I'm not against any company implementing a flat pricing scheme or universal coverage.
> It also not even close to the first postal company, Royal Mail was incorporated almost a hundred years before.
The London Penny Post was an important early innovator, and privately owned.
"The new Penny Post was influential in establishing a model system and pattern for the various Provincial English Penny Posts in the years that followed. It was the first postal system to use hand-stamps to postmark the mail to indicate the place and time of the mailing and that its postage had been prepaid. The success of the Penny Post would also threaten the interests of the Duke of York who profited directly from the existing general post office. It also compromised the business interests of porters and private couriers."

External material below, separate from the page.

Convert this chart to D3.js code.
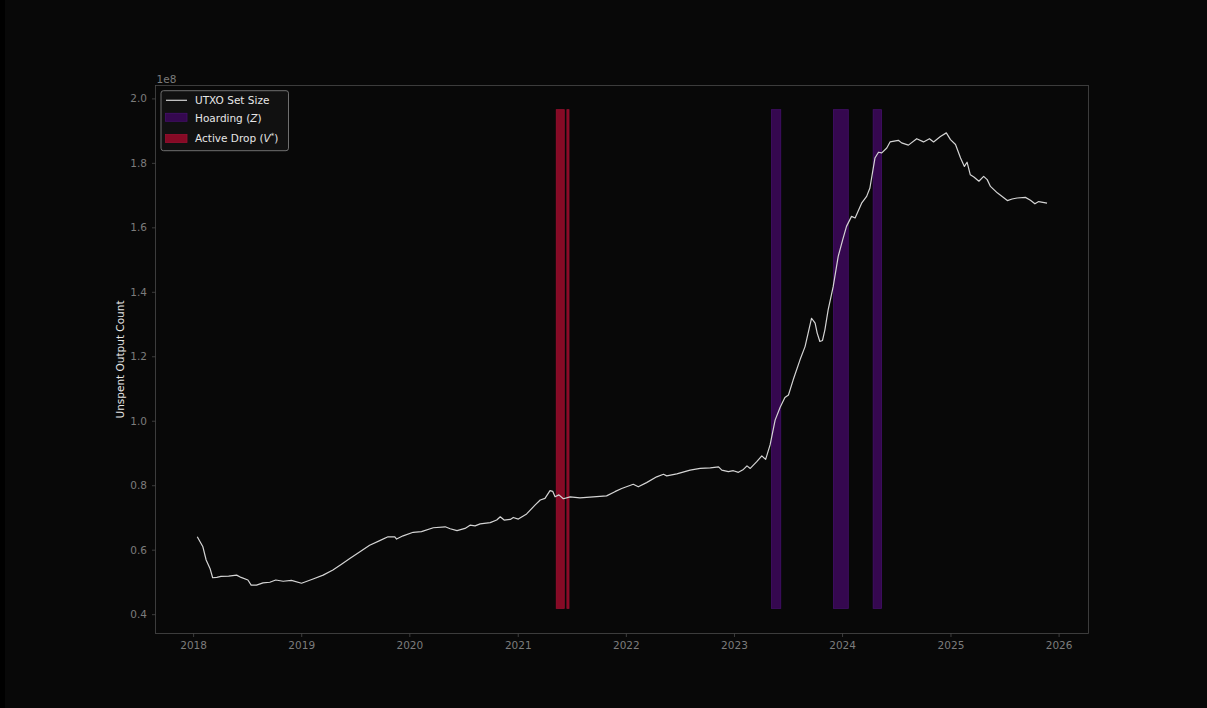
<!DOCTYPE html>
<html>
<head>
<meta charset="utf-8">
<script src="https://cdn.jsdelivr.net/npm/d3@7/dist/d3.min.js"></script>
<style>
  html, body { margin: 0; padding: 0; background: #000; }
  svg { display: block; }
  text { font-family: "DejaVu Sans", sans-serif; }
</style>
</head>
<body>
<svg id="chart" width="1207" height="708"></svg>
<script>
// UTXO set size, sampled dates and counts (in units of 1e8 outputs)
const dates = [
  "2018-01-15","2018-02-03","2018-02-14","2018-02-27","2018-03-08","2018-03-22","2018-04-05","2018-05-01",
  "2018-05-28","2018-06-12","2018-07-05","2018-07-16","2018-08-03","2018-08-25","2018-09-17","2018-10-07",
  "2018-11-01","2018-11-29","2019-01-02","2019-02-10","2019-03-16","2019-04-18","2019-05-17","2019-06-14",
  "2019-07-17","2019-08-20","2019-09-23","2019-10-21","2019-11-13","2019-11-19","2019-12-11","2020-01-14",
  "2020-02-11","2020-03-22","2020-05-01","2020-05-18","2020-06-10","2020-07-07","2020-07-24","2020-08-10",
  "2020-08-27","2020-09-30","2020-10-22","2020-11-03","2020-11-16","2020-12-07","2020-12-17","2021-01-03",
  "2021-01-31","2021-03-01","2021-03-18","2021-04-03","2021-04-20","2021-04-29","2021-05-07","2021-05-20",
  "2021-06-04","2021-06-27","2021-07-30","2021-09-13","2021-10-28","2021-11-25","2021-12-18","2022-01-26",
  "2022-02-12","2022-03-12","2022-04-15","2022-05-08","2022-05-19","2022-06-22","2022-08-06","2022-09-09",
  "2022-10-13","2022-11-10","2022-11-21","2022-12-13","2022-12-30","2023-01-16","2023-02-02","2023-02-14",
  "2023-02-25","2023-03-19","2023-04-05","2023-04-18","2023-05-03","2023-05-20","2023-06-06","2023-06-22",
  "2023-07-04","2023-07-20","2023-08-12","2023-08-29","2023-09-20","2023-10-02","2023-10-09","2023-10-18",
  "2023-10-27","2023-11-04","2023-11-15","2023-12-02","2023-12-19","2024-01-03","2024-01-16","2024-02-02",
  "2024-02-14","2024-03-07","2024-03-24","2024-04-04","2024-04-21","2024-05-03","2024-05-14","2024-05-31",
  "2024-06-11","2024-07-09","2024-07-20","2024-08-12","2024-09-09","2024-10-02","2024-10-22","2024-11-05",
  "2024-11-28","2024-12-18","2025-01-01","2025-01-18","2025-02-04","2025-02-17","2025-02-26","2025-03-09",
  "2025-03-21","2025-04-07","2025-04-23","2025-05-05","2025-05-16","2025-06-08","2025-07-12","2025-07-28",
  "2025-08-14","2025-09-11","2025-09-28","2025-10-13","2025-10-26","2025-11-23"
];
const utxo = [
  0.640,0.609,0.568,0.542,0.513,0.514,0.517,0.518,
  0.521,0.514,0.506,0.490,0.490,0.497,0.499,0.506,
  0.502,0.505,0.496,0.509,0.521,0.537,0.555,0.573,
  0.593,0.614,0.628,0.640,0.640,0.633,0.643,0.654,
  0.656,0.668,0.671,0.665,0.659,0.666,0.676,0.674,
  0.680,0.684,0.692,0.702,0.692,0.694,0.700,0.695,
  0.711,0.739,0.754,0.759,0.783,0.781,0.764,0.770,
  0.758,0.764,0.761,0.764,0.767,0.780,0.790,0.803,
  0.795,0.808,0.826,0.834,0.829,0.835,0.847,0.852,
  0.854,0.857,0.847,0.842,0.845,0.840,0.849,0.860,
  0.852,0.873,0.891,0.880,0.925,1.002,1.042,1.072,
  1.080,1.127,1.189,1.230,1.318,1.303,1.272,1.246,
  1.249,1.282,1.344,1.416,1.510,1.561,1.603,1.634,
  1.629,1.675,1.696,1.722,1.815,1.833,1.831,1.846,
  1.865,1.870,1.862,1.855,1.875,1.865,1.875,1.865,
  1.882,1.893,1.872,1.857,1.815,1.789,1.802,1.763,
  1.756,1.743,1.758,1.748,1.727,1.707,1.683,1.688,
  1.691,1.693,1.684,1.673,1.680,1.675
];

// Regime windows [start, end]
const hoardingSpans = [
  ["2023-05-08","2023-06-08"],
  ["2023-12-03","2024-01-22"],
  ["2024-04-15","2024-05-13"]
];
const activeDropSpans = [
  ["2021-05-11","2021-06-07"],
  ["2021-06-16","2021-06-23"]
];
// Vertical extent of the shaded windows (1e8 units)
const spanRange = [0.418, 1.965];

const xTickYears = [2018, 2019, 2020, 2021, 2022, 2023, 2024, 2025, 2026];
const yTicks = [0.4, 0.6, 0.8, 1.0, 1.2, 1.4, 1.6, 1.8, 2.0];

const parse = d3.timeParse("%Y-%m-%d");
const series = dates.map((d, i) => ({ date: parse(d), value: utxo[i] }));

const svg = d3.select("#chart");
const W = 1207, H = 708;
const m = { left: 155.5, right: 1088.5, top: 85.5, bottom: 633.5 };

svg.append("rect").attr("x", 5).attr("y", 0).attr("width", W - 5).attr("height", H).attr("fill", "#080808");

const x = d3.scaleTime()
  .domain([new Date(2017, 7, 27), new Date(2026, 3, 12)])
  .range([m.left, m.right]);
const y = d3.scaleLinear()
  .domain([0.34, 2.04])
  .range([m.bottom, m.top]);

const plot = svg.append("g");

// shaded regimes
function drawSpans(spans, fill, stroke) {
  plot.selectAll(null).data(spans).enter().append("rect")
    .attr("x", d => x(parse(d[0])))
    .attr("width", d => x(parse(d[1])) - x(parse(d[0])))
    .attr("y", y(spanRange[1]))
    .attr("height", y(spanRange[0]) - y(spanRange[1]))
    .attr("fill", fill)
    .attr("stroke", stroke)
    .attr("stroke-width", 0.8);
}
drawSpans(hoardingSpans, "#35084f", "#44106a");
drawSpans(activeDropSpans, "#860a25", "#9a1030");

// line
const line = d3.line().x(d => x(d.date)).y(d => y(d.value)).curve(d3.curveLinear);
plot.append("path").datum(series)
  .attr("d", line)
  .attr("fill", "none")
  .attr("stroke", "#d4d4d4")
  .attr("stroke-width", 1.2)
  .attr("stroke-linejoin", "round");

// axes
const axisColor = "#4a4a4a";
const tickTextColor = "#7c7c7c";

const xAxis = d3.axisBottom(x)
  .tickValues(xTickYears.map(yr => new Date(yr, 0, 1)))
  .tickFormat(d3.timeFormat("%Y"))
  .tickSize(3.5).tickPadding(5);
const gx = svg.append("g").attr("transform", `translate(0,${m.bottom})`).call(xAxis);

const yAxis = d3.axisLeft(y)
  .tickValues(yTicks)
  .tickFormat(d3.format(".1f"))
  .tickSize(3.5).tickPadding(5);
const gy = svg.append("g").attr("transform", `translate(${m.left},0)`).call(yAxis);

[gx, gy].forEach(g => {
  g.select(".domain").remove();
  g.selectAll("line").attr("stroke", axisColor).attr("stroke-width", 0.8);
  g.selectAll("text").attr("fill", tickTextColor).attr("font-size", "10.5px")
    .attr("font-family", "DejaVu Sans, sans-serif");
});

// spines
svg.append("rect")
  .attr("x", m.left).attr("y", m.top)
  .attr("width", m.right - m.left).attr("height", m.bottom - m.top)
  .attr("fill", "none").attr("stroke", axisColor).attr("stroke-width", 0.8);

// offset text
svg.append("text").attr("x", 156.5).attr("y", 82.5)
  .attr("fill", tickTextColor).attr("font-size", "10.5px").text("1e8");

// y label
svg.append("text")
  .attr("transform", `translate(124,${(m.top + m.bottom) / 2}) rotate(-90)`)
  .attr("text-anchor", "middle")
  .attr("fill", "#e6e6e6").attr("font-size", "10.5px")
  .text("Unspent Output Count");

// legend
const lg = svg.append("g");
lg.append("rect").attr("x", 161).attr("y", 90.7).attr("width", 127.5).attr("height", 60)
  .attr("rx", 2.5).attr("fill", "#111111").attr("stroke", "#7a7a7a").attr("stroke-width", 0.9);
lg.append("line").attr("x1", 166).attr("x2", 187).attr("y1", 100.3).attr("y2", 100.3)
  .attr("stroke", "#d4d4d4").attr("stroke-width", 1.2);
lg.append("text").attr("x", 195).attr("y", 104.2).attr("fill", "#e6e6e6").attr("font-size", "10.5px")
  .text("UTXO Set Size");
lg.append("rect").attr("x", 165.5).attr("y", 113.3).attr("width", 21.5).attr("height", 8)
  .attr("fill", "#35084f").attr("stroke", "#44106a").attr("stroke-width", 0.8);
const t2 = lg.append("text").attr("x", 195).attr("y", 122.2).attr("fill", "#e6e6e6").attr("font-size", "10.5px");
t2.append("tspan").text("Hoarding (");
t2.append("tspan").attr("font-style", "italic").text("Z");
t2.append("tspan").text(")");
lg.append("rect").attr("x", 165.5).attr("y", 134.5).attr("width", 21.5).attr("height", 8)
  .attr("fill", "#860a25").attr("stroke", "#9a1030").attr("stroke-width", 0.8);
const t3 = lg.append("text").attr("x", 195).attr("y", 142.2).attr("fill", "#e6e6e6").attr("font-size", "10.5px");
t3.append("tspan").text("Active Drop (");
t3.append("tspan").attr("font-style", "italic").text("V");
t3.append("tspan").attr("font-size", "7px").attr("dy", "-4").text("*");
t3.append("tspan").attr("dy", "4").text(")");
</script>
</body>
</html>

"Before the emergence of the Penny Post the profits of the existing General Post Office were assigned by Parliament in 1663 to the Duke of York, who now had similar designs on Dockwra's lucrative Penny Post. As the Penny Post proved to be a great success and a potential new source of constant revenue the English government and the Duke of York at the time fined Dockwra £100 for contempt, claiming it infringed the monopoly of the General Post Office, and took control of the Penny Post's operations in 1682, bringing that enterprise to an end.[3] Less than a month later the London Penny Post was made a branch of the General Post Office. For compensation of his losses Dockwra obtained a pension of £500 a year after the Revolution of 1688."
The Penny Post successfully competed with the Royal Mail. And then the government took over the cash cow.